Your instructions:
Give an exact transcription of every line, dropping the images.

-- start of Source material --

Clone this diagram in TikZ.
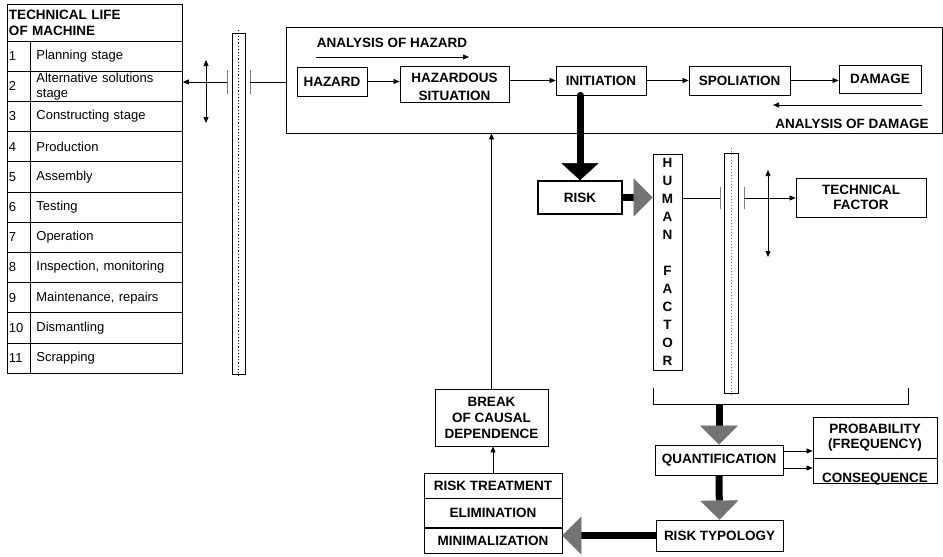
\documentclass[tikz,border=0pt]{standalone}
\usepackage{fontspec}
\setmainfont{Liberation Sans}
\usetikzlibrary{arrows.meta,positioning,calc}

\begin{document}
\begin{tikzpicture}[
  x=1pt, y=-1pt,
  line width=0.8pt,
  every node/.style={inner sep=0pt},
  capbox/.style={draw, align=center, font=\fontsize{13.5}{15}\selectfont\bfseries},
  caplbl/.style={font=\fontsize{13.5}{15}\selectfont\bfseries},
  rownum/.style={draw, minimum width=23pt, minimum height=30.2pt, text width=19pt,
                 inner xsep=2pt, align=left, font=\fontsize{13}{15}\selectfont},
  rowtxt/.style={draw, anchor=west, minimum width=152pt, minimum height=30.2pt, text width=140pt,
                 inner xsep=6pt, align=left, font=\fontsize{13}{15}\selectfont},
  pillar/.style={draw, minimum width=13pt},
  tickmark/.style={gray, line width=1pt},
  thinarr/.style={line width=0.6pt, -{Triangle[length=6pt,width=5pt]}},
  dblarr/.style={line width=0.6pt, {Triangle[length=6pt,width=5pt]}-{Triangle[length=6pt,width=5pt]}},
  fatarr/.style={line width=7pt, -{Triangle[length=19pt,width=38pt,line width=0.4pt,color=black!55,fill=black!55]}},
  fatblk/.style={line width=7pt, line cap=round, -{Triangle[length=17pt,width=37pt,line width=0.4pt]}},
]
  \useasboundingbox (0,0) rectangle (943,557);

  % Technical life table
  \node[draw, minimum width=175pt, minimum height=37pt, text width=171pt, inner xsep=2pt, align=left,
        font=\fontsize{13.5}{16}\selectfont\bfseries] (tlife) at (94.5,22.5) {TECHNICAL LIFE\\OF MACHINE};
  \foreach \n/\txt in {1/Planning stage, 2/{Alternative solutions\\stage}, 3/Constructing stage,
                       4/Production, 5/Assembly, 6/Testing, 7/Operation, 8/{Inspection, monitoring},
                       9/{Maintenance, repairs}, 10/Dismantling, 11/Scrapping} {
    \node[rownum] (n\n) at (18.5,{41+30.2*(\n-0.5)}) {\n};
    \node[rowtxt] (t\n) at (30,{41+30.2*(\n-0.5)}) {\txt};
  }

  % Left pillar
  \node[pillar, minimum height=341pt] (pillA) at (238.5,203.5) {};
  \draw[dotted, line width=1.2pt] ([yshift=3pt]pillA.north) -- ([yshift=-3pt]pillA.south);
  \coordinate (tkA) at (227,82);
  \coordinate (tkB) at (250,82);
  \draw[tickmark] ([yshift=12pt]tkA) -- ([yshift=-12pt]tkA);
  \draw[tickmark] ([yshift=12pt]tkB) -- ([yshift=-12pt]tkB);
  \coordinate (vaT) at (206,60);
  \coordinate (vaB) at (206,123);
  \draw[dblarr] (vaT) -- (vaB);

  % Analysis frame
  \node[draw, minimum width=656pt, minimum height=106pt] (frame) at (614,80) {};
  \draw[thinarr] (tkA) -- (tkA -| t2.east);
  \draw[line width=0.6pt] (tkB) -- (tkB -| frame.west);

  \node[caplbl] (anhaz) at (392,43) {ANALYSIS OF HAZARD};
  \coordinate (ahS) at (316,57);
  \coordinate (ahE) at (469,57);
  \draw[thinarr] (ahS) -- (ahE);

  \node[capbox, minimum width=70pt, minimum height=29pt] (hazard) at (332,81.5) {HAZARD};
  \node[capbox, minimum width=109pt, minimum height=36pt, font=\fontsize{13.5}{18}\selectfont\bfseries]
        (hazsit) at (454.5,84) {\rule{0pt}{16pt}HAZARDOUS\\SITUATION};
  \node[capbox, minimum width=90pt, minimum height=29pt] (init) at (601,80.5) {INITIATION};
  \node[capbox, minimum width=101pt, minimum height=29pt] (spol) at (739.5,80.5) {SPOLIATION};
  \node[capbox, minimum width=82pt, minimum height=28pt] (damage) at (880,79) {DAMAGE};

  \draw[thinarr] (hazard.east) -- (hazard.east -| hazsit.west);
  \draw[thinarr] (hazsit.east |- init.west) -- (init.west);
  \draw[thinarr] (init.east) -- (spol.west);
  \draw[thinarr] (spol.east) -- (spol.east -| damage.west);

  \coordinate (adS) at (922,105);
  \coordinate (adE) at (773,105);
  \draw[thinarr] (adS) -- (adE);
  \node[caplbl] (andam) at (852,124) {ANALYSIS OF DAMAGE};

  % Risk and factors
  \node[capbox, line width=1.6pt, minimum width=84pt, minimum height=33pt] (risk) at (580,197.5) {RISK};
  \draw[fatblk] (risk.north |- init.south) -- (risk.north);

  \node[capbox, minimum width=29pt, minimum height=216pt, font=\fontsize{13.5}{18}\selectfont\bfseries]
        (human) at (667.5,262) {H\\U\\M\\A\\N\\[18pt]F\\A\\C\\T\\O\\R};
  \draw[fatarr] (risk.east) -- (risk.east -| human.west);

  \node[pillar, minimum width=14pt, minimum height=240pt] (pillB) at (731,273) {};
  \draw[dotted, gray, line width=1pt] ([yshift=5pt]pillB.north) -- ([yshift=-3pt]pillB.south);
  \coordinate (tkC) at (720,198);
  \coordinate (tkD) at (744,198);
  \draw[tickmark] ([yshift=11pt]tkC) -- ([yshift=-11pt]tkC);
  \draw[tickmark] ([yshift=11pt]tkD) -- ([yshift=-11pt]tkD);
  \coordinate (vbT) at (768,170);
  \coordinate (vbB) at (768,257);
  \draw[dblarr] (vbT) -- (vbB);

  \node[capbox, minimum width=130pt, minimum height=39pt] (tfac) at (861,197.5) {TECHNICAL\\FACTOR};
  \draw[line width=0.6pt] (human.east |- tkC) -- (tkC);
  \draw[thinarr] (tkD) -- (tkD -| tfac.west);

  % Bracket
  \coordinate (brL) at (653,388);
  \coordinate (brR) at (908,388);
  \coordinate (brM) at (719,404);
  \draw (brL) -- (brL |- brM) -- (brR |- brM) -- (brR);

  % Quantification
  \node[capbox, minimum width=128pt, minimum height=30pt] (quant) at (719,460) {QUANTIFICATION};
  \draw[fatarr] (brM) -- (quant.north);
  \node[capbox, minimum width=124pt, minimum height=41pt] (prob) at (875,437.5) {PROBABILITY\\(FREQUENCY)};
  \node[capbox, minimum width=124pt, minimum height=25pt, text height=23pt, text depth=0pt,
        below=0pt of prob] (conseq) {CONSEQUENCE};
  \draw[thinarr] ([yshift=9pt]quant.east) -- ([yshift=9pt]quant.east -| prob.west);
  \draw[thinarr] ([yshift=-8pt]quant.east) -- ([yshift=-8pt]quant.east -| conseq.west);

  \node[capbox, minimum width=127pt, minimum height=31pt] (rtyp) at (719.5,535.5) {RISK TYPOLOGY};
  \draw[fatarr] (quant.south) -- (rtyp.north);

  % Risk treatment
  \node[capbox, minimum width=138pt, minimum height=25pt] (treat) at (493,485.5) {RISK TREATMENT};
  \node[capbox, minimum width=138pt, minimum height=29pt, below=0pt of treat] (elim) {ELIMINATION};
  \node[capbox, minimum width=138pt, minimum height=25pt, below=0pt of elim] (minim) {MINIMALIZATION};
  \draw[fatarr] (rtyp.west) -- (rtyp.west -| treat.east);

  \node[capbox, minimum width=113pt, minimum height=57pt, font=\fontsize{13.5}{16}\selectfont\bfseries]
        (brkcaus) at (491.5,417.5) {BREAK\\OF CAUSAL\\DEPENDENCE};
  \draw[thinarr] (treat.north) -- (treat.north |- brkcaus.south);
  \draw[thinarr] (brkcaus.north) -- (brkcaus.north |- frame.south);
\end{tikzpicture}
\end{document}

-- end of Source material --

Result below:
Clone this diagram in TikZ.
\documentclass[tikz,border=0pt]{standalone}
\usepackage{fontspec}
\setmainfont{Liberation Sans}
\usetikzlibrary{arrows.meta,positioning,calc}

\begin{document}
\begin{tikzpicture}[
  x=1pt, y=-1pt,
  line width=0.8pt,
  every node/.style={inner sep=0pt},
  capbox/.style={draw, align=center, font=\fontsize{13.5}{15}\selectfont\bfseries},
  caplbl/.style={font=\fontsize{13.5}{15}\selectfont\bfseries},
  rownum/.style={draw, minimum width=23pt, minimum height=30.2pt, text width=19pt,
                 inner xsep=2pt, align=left, font=\fontsize{13}{15}\selectfont},
  rowtxt/.style={draw, anchor=west, minimum width=152pt, minimum height=30.2pt, text width=140pt,
                 inner xsep=6pt, align=left, font=\fontsize{13}{15}\selectfont},
  pillar/.style={draw, minimum width=13pt},
  tickmark/.style={gray, line width=1pt},
  thinarr/.style={line width=0.6pt, -{Triangle[length=6pt,width=5pt]}},
  dblarr/.style={line width=0.6pt, {Triangle[length=6pt,width=5pt]}-{Triangle[length=6pt,width=5pt]}},
  fatarr/.style={line width=7pt, -{Triangle[length=19pt,width=38pt,line width=0.4pt,color=black!55,fill=black!55]}},
  fatblk/.style={line width=7pt, line cap=round, -{Triangle[length=17pt,width=37pt,line width=0.4pt]}},
]
  \useasboundingbox (0,0) rectangle (943,557);

  % Technical life table
  \node[draw, minimum width=175pt, minimum height=37pt, text width=171pt, inner xsep=2pt, align=left,
        font=\fontsize{13.5}{16}\selectfont\bfseries] (tlife) at (94.5,22.5) {TECHNICAL LIFE\\OF MACHINE};
  \foreach \n/\txt in {1/Planning stage, 2/{Alternative solutions\\stage}, 3/Constructing stage,
                       4/Production, 5/Assembly, 6/Testing, 7/Operation, 8/{Inspection, monitoring},
                       9/{Maintenance, repairs}, 10/Dismantling, 11/Scrapping} {
    \node[rownum] (n\n) at (18.5,{41+30.2*(\n-0.5)}) {\n};
    \node[rowtxt] (t\n) at (30,{41+30.2*(\n-0.5)}) {\txt};
  }

  % Left pillar
  \node[pillar, minimum height=341pt] (pillA) at (238.5,203.5) {};
  \draw[dotted, line width=1.2pt] ([yshift=3pt]pillA.north) -- ([yshift=-3pt]pillA.south);
  \coordinate (tkA) at (227,82);
  \coordinate (tkB) at (250,82);
  \draw[tickmark] ([yshift=12pt]tkA) -- ([yshift=-12pt]tkA);
  \draw[tickmark] ([yshift=12pt]tkB) -- ([yshift=-12pt]tkB);
  \coordinate (vaT) at (206,60);
  \coordinate (vaB) at (206,123);
  \draw[dblarr] (vaT) -- (vaB);

  % Analysis frame
  \node[draw, minimum width=656pt, minimum height=106pt] (frame) at (614,80) {};
  \draw[thinarr] (tkA) -- (tkA -| t2.east);
  \draw[line width=0.6pt] (tkB) -- (tkB -| frame.west);

  \node[caplbl] (anhaz) at (392,43) {ANALYSIS OF HAZARD};
  \coordinate (ahS) at (316,57);
  \coordinate (ahE) at (469,57);
  \draw[thinarr] (ahS) -- (ahE);

  \node[capbox, minimum width=70pt, minimum height=29pt] (hazard) at (332,81.5) {HAZARD};
  \node[capbox, minimum width=109pt, minimum height=36pt, font=\fontsize{13.5}{18}\selectfont\bfseries]
        (hazsit) at (454.5,84) {\rule{0pt}{16pt}HAZARDOUS\\SITUATION};
  \node[capbox, minimum width=90pt, minimum height=29pt] (init) at (601,80.5) {INITIATION};
  \node[capbox, minimum width=101pt, minimum height=29pt] (spol) at (739.5,80.5) {SPOLIATION};
  \node[capbox, minimum width=82pt, minimum height=28pt] (damage) at (880,79) {DAMAGE};

  \draw[thinarr] (hazard.east) -- (hazard.east -| hazsit.west);
  \draw[thinarr] (hazsit.east |- init.west) -- (init.west);
  \draw[thinarr] (init.east) -- (spol.west);
  \draw[thinarr] (spol.east) -- (spol.east -| damage.west);

  \coordinate (adS) at (922,105);
  \coordinate (adE) at (773,105);
  \draw[thinarr] (adS) -- (adE);
  \node[caplbl] (andam) at (852,124) {ANALYSIS OF DAMAGE};

  % Risk and factors
  \node[capbox, line width=1.6pt, minimum width=84pt, minimum height=33pt] (risk) at (580,197.5) {RISK};
  \draw[fatblk] (risk.north |- init.south) -- (risk.north);

  \node[capbox, minimum width=29pt, minimum height=216pt, font=\fontsize{13.5}{18}\selectfont\bfseries]
        (human) at (667.5,262) {H\\U\\M\\A\\N\\[18pt]F\\A\\C\\T\\O\\R};
  \draw[fatarr] (risk.east) -- (risk.east -| human.west);

  \node[pillar, minimum width=14pt, minimum height=240pt] (pillB) at (731,273) {};
  \draw[dotted, gray, line width=1pt] ([yshift=5pt]pillB.north) -- ([yshift=-3pt]pillB.south);
  \coordinate (tkC) at (720,198);
  \coordinate (tkD) at (744,198);
  \draw[tickmark] ([yshift=11pt]tkC) -- ([yshift=-11pt]tkC);
  \draw[tickmark] ([yshift=11pt]tkD) -- ([yshift=-11pt]tkD);
  \coordinate (vbT) at (768,170);
  \coordinate (vbB) at (768,257);
  \draw[dblarr] (vbT) -- (vbB);

  \node[capbox, minimum width=130pt, minimum height=39pt] (tfac) at (861,197.5) {TECHNICAL\\FACTOR};
  \draw[line width=0.6pt] (human.east |- tkC) -- (tkC);
  \draw[thinarr] (tkD) -- (tkD -| tfac.west);

  % Bracket
  \coordinate (brL) at (653,388);
  \coordinate (brR) at (908,388);
  \coordinate (brM) at (719,404);
  \draw (brL) -- (brL |- brM) -- (brR |- brM) -- (brR);

  % Quantification
  \node[capbox, minimum width=128pt, minimum height=30pt] (quant) at (719,460) {QUANTIFICATION};
  \draw[fatarr] (brM) -- (quant.north);
  \node[capbox, minimum width=124pt, minimum height=41pt] (prob) at (875,437.5) {PROBABILITY\\(FREQUENCY)};
  \node[capbox, minimum width=124pt, minimum height=25pt, text height=23pt, text depth=0pt,
        below=0pt of prob] (conseq) {CONSEQUENCE};
  \draw[thinarr] ([yshift=9pt]quant.east) -- ([yshift=9pt]quant.east -| prob.west);
  \draw[thinarr] ([yshift=-8pt]quant.east) -- ([yshift=-8pt]quant.east -| conseq.west);

  \node[capbox, minimum width=127pt, minimum height=31pt] (rtyp) at (719.5,535.5) {RISK TYPOLOGY};
  \draw[fatarr] (quant.south) -- (rtyp.north);

  % Risk treatment
  \node[capbox, minimum width=138pt, minimum height=25pt] (treat) at (493,485.5) {RISK TREATMENT};
  \node[capbox, minimum width=138pt, minimum height=29pt, below=0pt of treat] (elim) {ELIMINATION};
  \node[capbox, minimum width=138pt, minimum height=25pt, below=0pt of elim] (minim) {MINIMALIZATION};
  \draw[fatarr] (rtyp.west) -- (rtyp.west -| treat.east);

  \node[capbox, minimum width=113pt, minimum height=57pt, font=\fontsize{13.5}{16}\selectfont\bfseries]
        (brkcaus) at (491.5,417.5) {BREAK\\OF CAUSAL\\DEPENDENCE};
  \draw[thinarr] (treat.north) -- (treat.north |- brkcaus.south);
  \draw[thinarr] (brkcaus.north) -- (brkcaus.north |- frame.south);
\end{tikzpicture}
\end{document}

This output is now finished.